▸ SET EXERCISE
Go through the data below. List every line that holds the word "this".
○ ○ ○ ○
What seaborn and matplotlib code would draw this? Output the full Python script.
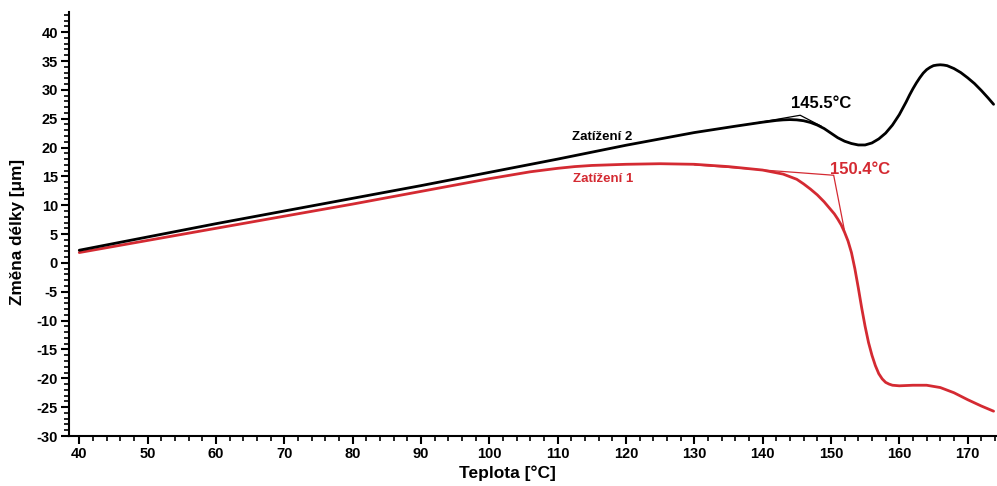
import matplotlib
matplotlib.use("Agg")
import matplotlib.pyplot as plt
from matplotlib.ticker import MultipleLocator
import numpy as np
import pandas as pd
import seaborn as sns

# Dilatometric curves: length change vs. temperature for two loads
temp_load2 = [40, 50, 60, 70, 80, 90, 100, 110, 120, 130, 136, 140, 141, 142,
              143, 144, 145, 146, 147, 148, 149, 150, 151, 152, 153, 154, 155,
              156, 157, 158, 159, 160, 160.5, 161, 161.5, 162, 162.5, 163,
              163.5, 164, 164.5, 165, 165.5, 166, 166.5, 167, 168, 169, 170,
              171, 172, 173, 173.8]
dl_load2 = [2.2, 4.5, 6.8, 9.0, 11.2, 13.4, 15.7, 18.0, 20.4, 22.6, 23.7, 24.4,
            24.55, 24.7, 24.8, 24.85, 24.8, 24.65, 24.35, 23.9, 23.3, 22.5,
            21.7, 21.1, 20.7, 20.45, 20.45, 20.8, 21.5, 22.5, 23.9, 25.7,
            26.8, 27.9, 29.1, 30.2, 31.2, 32.1, 32.9, 33.5, 33.9, 34.2, 34.3,
            34.35, 34.3, 34.2, 33.7, 33.0, 32.1, 31.1, 29.9, 28.6, 27.5]

temp_load1 = [40, 50, 60, 70, 80, 90, 100, 102, 104, 106, 108, 110, 112.5,
              115, 120, 125, 130, 135, 140, 143, 145, 146, 147, 148, 149, 150,
              150.5, 151, 151.5, 152, 152.5, 153, 153.5, 154, 154.5, 155,
              155.5, 156, 156.5, 157, 157.5, 158, 158.5, 159, 160, 162, 164,
              166, 168, 170, 172, 173.8]
dl_load1 = [1.8, 3.9, 6.0, 8.1, 10.2, 12.4, 14.6, 15.0, 15.4, 15.8, 16.1, 16.4,
            16.7, 16.9, 17.1, 17.2, 17.1, 16.7, 16.1, 15.4, 14.5, 13.7, 12.8,
            11.8, 10.6, 9.2, 8.5, 7.6, 6.6, 5.3, 3.8, 1.8, -1.0, -4.3, -7.8,
            -11.0, -13.8, -16.0, -17.8, -19.2, -20.1, -20.7, -21.0, -21.2,
            -21.3, -21.2, -21.2, -21.6, -22.5, -23.7, -24.8, -25.7]

series_names = ["Zatížení 2", "Zatížení 1"]
onset_labels = ["145.5°C", "150.4°C"]
onset_temps = [145.5, 150.4]

# Tangent constructions used to read the onset temperatures
tangent_load2 = {"x": [138.0, onset_temps[0], 148.6], "y": [24.05, 25.6, 23.7]}
tangent_load1 = {"x": [130.0, onset_temps[1], 152.0], "y": [17.0, 15.2, 5.5]}

red = "#d42a32"
black = "#000000"

sns.set_style("ticks", {"text.color": "black", "xtick.color": "black",
                        "ytick.color": "black", "axes.edgecolor": "black",
                        "axes.labelcolor": "black"})
plt.rcParams["font.family"] = ["Liberation Sans", "DejaVu Sans"]
plt.rcParams["font.weight"] = "bold"
plt.rcParams["axes.unicode_minus"] = False

df = pd.concat([
    pd.DataFrame({"Teplota": temp_load2, "dl": dl_load2, "series": series_names[0]}),
    pd.DataFrame({"Teplota": temp_load1, "dl": dl_load1, "series": series_names[1]}),
])

fig = plt.figure(figsize=(9.97, 4.86), dpi=100)
ax = fig.add_axes([69 / 997, 50 / 486, 928 / 997, 424 / 486])

sns.lineplot(data=df, x="Teplota", y="dl", hue="series",
             palette={series_names[0]: black, series_names[1]: red},
             hue_order=[series_names[1], series_names[0]],
             estimator=None, sort=True, linewidth=2.0, legend=False, ax=ax)

ax.plot(tangent_load2["x"], tangent_load2["y"], color=black, lw=0.9)
ax.plot(tangent_load1["x"], tangent_load1["y"], color=red, lw=0.9)

ax.set_xlim(38.5, 174.3)
ax.set_ylim(-30, 43.5)

ax.xaxis.set_major_locator(MultipleLocator(10))
ax.xaxis.set_minor_locator(MultipleLocator(2))
ax.yaxis.set_major_locator(MultipleLocator(5))
ax.yaxis.set_minor_locator(MultipleLocator(1))
ax.set_xticks(np.arange(40, 171, 10))

ax.tick_params(which="major", direction="out", length=6, width=1.5,
               labelsize=10.5, pad=2, colors="black")
ax.tick_params(which="minor", direction="out", length=3.5, width=1.2,
               colors="black")
for lbl in ax.get_xticklabels() + ax.get_yticklabels():
    lbl.set_fontweight("bold")

for side in ("top", "right"):
    ax.spines[side].set_visible(False)
for side in ("left", "bottom"):
    ax.spines[side].set_linewidth(1.5)

ax.set_xlabel("Teplota [°C]", fontsize=12.5, fontweight="bold")
ax.set_ylabel("Změna délky [μm]", fontsize=12.3, fontweight="bold")
ax.xaxis.set_label_coords((507 - 69) / 928, -0.07)
ax.yaxis.set_label_coords(-0.047, (436 - 232) / 424)

ax.text(116.5, 21.8, series_names[0], color=black, fontsize=9.5,
        fontweight="bold", ha="center", va="center")
ax.text(116.6, 14.6, series_names[1], color=red, fontsize=9.5,
        fontweight="bold", ha="center", va="center")
ax.text(148.6, 27.6, onset_labels[0], color=black, fontsize=12,
        fontweight="bold", ha="center", va="center")
ax.text(154.2, 16.2, onset_labels[1], color=red, fontsize=12,
        fontweight="bold", ha="center", va="center")

fig.savefig("out.png", dpi=100)
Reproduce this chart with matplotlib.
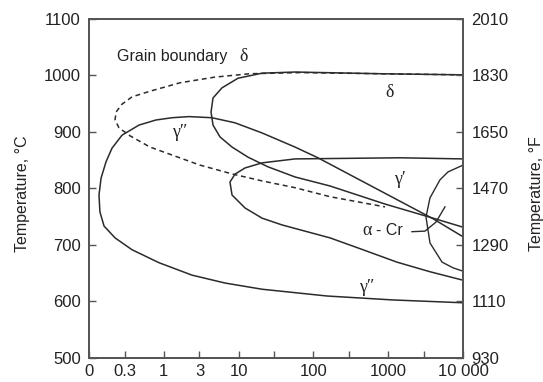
import numpy as np
import matplotlib
matplotlib.use("Agg")
import matplotlib.pyplot as plt

plt.rcParams['font.family'] = ['Liberation Sans', 'DejaVu Sans']

# time in h (log scale), temperature in C
# gamma'' C-curve (upper branch from right edge, round the nose, lower branch to right edge)
g2_time = [10000, 3972, 115, 56.8, 20.6, 8.95, 4.41, 2.17, 1.29, 0.787, 0.466, 0.276, 0.203, 0.169, 0.145, 0.136,
           0.140, 0.159, 0.223, 0.376, 0.863, 2.38, 6.58, 20.6, 66.2, 152, 1160, 10000]
g2_temp = [714, 746, 854, 873, 898, 916, 925, 927, 925, 921, 912, 894, 871, 847, 818, 788,
           758, 733, 712, 691, 668, 646, 632, 621, 614, 609, 602, 597]

# delta C-curve
d_time = [10000, 776, 56.8, 20.6, 9.82, 6.00, 4.55, 4.28, 4.55, 5.64, 8.17, 13.4, 24.7, 56.8, 167, 906, 3972, 10000]
d_temp = [1001, 1003, 1006, 1004, 995, 978, 960, 935, 912, 891, 873, 855, 838, 820, 804, 772, 747, 731]

# grain boundary delta (dashed)
gb_time = [10000, 776, 66.2, 14.2, 4.83, 1.65, 0.654, 0.376, 0.276, 0.230, 0.223, 0.252, 0.353, 0.654, 1.41,
           3.05, 8.41, 20.6, 56.8, 167, 906]
gb_temp = [1001, 1003, 1005, 1003, 997, 987, 972, 962, 949, 935, 921, 907, 893, 873, 857,
           841, 825, 813, 801, 785, 767]

# gamma' C-curve
gp_time = [10000, 1432, 56.8, 20.6, 12.2, 8.95, 7.67, 8.17, 12.2, 20.6, 38.0, 167, 460, 1312, 3622, 10000]
gp_temp = [852, 854, 852, 845, 836, 825, 811, 788, 765, 747, 735, 712, 691, 669, 652, 637]

# alpha-Cr C-curve
acr_time = [10000, 6310, 4930, 3620, 3200, 3620, 5250, 7350, 10000]
acr_temp = [841, 829, 815, 783, 749, 703, 669, 659, 653]

# leader line for alpha-Cr label
lead_time = [2080, 3100, 4350, 5740]
lead_temp = [723, 724, 740, 767]

ytick_c = [500, 600, 700, 800, 900, 1000, 1100]
ytick_f = ['930', '1110', '1290', '1470', '1650', '1830', '2010']
xtick_pos = [0.1, 0.3, 1, 3, 10, 30, 100, 300, 1000, 3000, 10000]
xtick_lab = ['0', '0.3', '1', '3', '10', '', '100', '', '1000', '', '10 000']

fig = plt.figure(figsize=(5.43, 3.82), dpi=100)
ax = fig.add_axes([89/543, 24.5/382, 374/543, 338.5/382])

lc = '#2b2b2b'
ax.plot(g2_time, g2_temp, color=lc, lw=1.1)
ax.plot(d_time, d_temp, color=lc, lw=1.1)
ax.plot(gb_time, gb_temp, color=lc, lw=1.1, linestyle=(0, (3.2, 2.4)))
ax.plot(gp_time, gp_temp, color=lc, lw=1.1)
ax.plot(acr_time, acr_temp, color=lc, lw=1.0)
ax.plot(lead_time, lead_temp, color=lc, lw=1.0)

ax.set_xscale('log')
ax.set_xlim(0.1, 10000)
ax.set_ylim(500, 1100)
ax.set_xticks(xtick_pos)
ax.set_xticklabels(xtick_lab)
ax.xaxis.set_minor_locator(matplotlib.ticker.NullLocator())
ax.set_yticks(ytick_c)
ax.set_yticklabels([str(v) for v in ytick_c])

ax2 = ax.twinx()
ax2.set_ylim(500, 1100)
ax2.set_yticks(ytick_c)
ax2.set_yticklabels(ytick_f)

fs = 11.5
for a in (ax, ax2):
    a.tick_params(direction='in', length=5, width=1.0, color='#555555', labelsize=12, labelcolor='#222222', pad=6)
    for s in a.spines.values():
        s.set_color('#555555')
        s.set_linewidth(1.3)
ax.tick_params(axis='x', pad=5)

fig.text(23/543, 1 - 194/382, 'Temperature, °C', rotation=90, ha='center', va='center', fontsize=fs, color='#222222')
fig.text(536/543, 1 - 194/382, 'Temperature, °F', rotation=90, ha='center', va='center', fontsize=fs, color='#222222')

serif = ['Liberation Serif', 'DejaVu Serif']
ax.text(0.237, 1034, 'Grain boundary', ha='left', va='center', fontsize=fs, color='#222222')
ax.text(10.4, 1034, 'δ', ha='left', va='center', fontsize=13, family=serif, color='#222222')
ax.text(1057, 969, 'δ', ha='center', va='center', fontsize=13, family=serif, color='#222222')
ax.text(1.65, 899, 'γ″', ha='center', va='center', fontsize=13, family=serif, color='#222222')
ax.text(1439, 815, 'γ′', ha='center', va='center', fontsize=13, family=serif, color='#222222')
ax.text(521, 624, 'γ″', ha='center', va='center', fontsize=13, family=serif, color='#222222')
ax.text(607, 725, 'α', ha='right', va='center', fontsize=13, family=serif, color='#222222')
ax.text(687, 725, '- Cr', ha='left', va='center', fontsize=fs, color='#222222')

plt.savefig('out.png', dpi=100)
plt.close()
○ ○ ○ ○
▸ ANSWER
What seaborn and matplotlib code would draw this? Output the full Python script.
Reproduce this chart with matplotlib.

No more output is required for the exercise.